The pressure of religious parties was so severe that the PPP’s supremo Asif Ali Zardari telephoned the JI chief Siraj Ul Haq, assuring him that the Sindh government would take back the forced conversion bill.
Pakistan Muslim League-Functional MPA Nand Kumar Goklani, who had initially moved the bill against forced conversions, says he would raise the issue of abductions and forced conversions of the two girls in the Sindh Assembly. "It is now the community’s demand that Sindh government take up my bill and get it passed without any delay," Goklani tells TNS.
After the passage of the bill in 2016, the PPP celebrated it but ever since the bill was taken back, the party has been now mum on the issue while the bill seems to have been brushed under the carpet. A PPP MPA from the Hindu community familiar with the bill, says that Islamist parties had proposed to the Sindh government to remove the condition of age (18 years) for the conversion of religion. "The PPP is now not in the position to pass the bill again because it is mainly focused on NAB cases against the party’s central leaders; and could not annoy religious parties at this stage," says the MPA, who requested anonymity. He says that the bill was unanimously passed in the previous assembly because there was no presence of religious parties, but in the current legislative body, the Tehreek-e-Labbaik Pakistan and the JI have representation that will oppose the bill inside and outside the assembly with full force.

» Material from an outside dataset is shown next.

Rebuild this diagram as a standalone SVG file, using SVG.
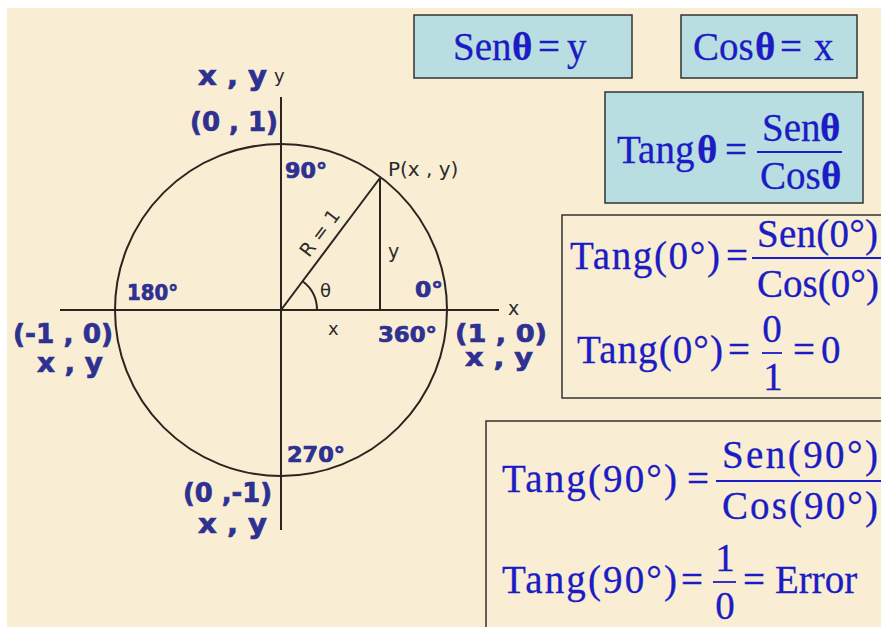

Amid the outrage of the recent case, Ramesh Kumar Vankwani, a Hindu parliamentarian from the ruling Pakistan Tehreek-e-Insaf (PTI), moved two bills in the National Assembly on March 26, seeking enhancement of punishment for those involved in forced conversions, and for making child marriage a cognisable offence. Besides Vankwani, PTI legislators Lal Malhi and Shunila Ruth, Pakistan Muslim League-Nawaz lawmaker Darshan and PPP’s Ramesh Lal signed the resolution.
Pirs (spiritual leaders) of prominent shrines, such as Dargah Bharchundi Sharif and Sarhandi shrine, in rural Sindh, are hotbeds of such religious conversions where a number of Hindu girls and young women, mostly those belonging to Scheduled Castes -- Bheel, Meghwar, Bhaagri and Kohli -- have been converted to Islam. But, on the other hand, with an increase in the activities of various Islamic groups in rural Sindh, active efforts are being made to convert Scheduled Caste Hindu families by offering them material inducement such as ration, livestock and housing. "It is a purely voluntary process because it is un-Islamic to force someone to embrace Islam," says an administrator of Dargah Bharchundi Sharif.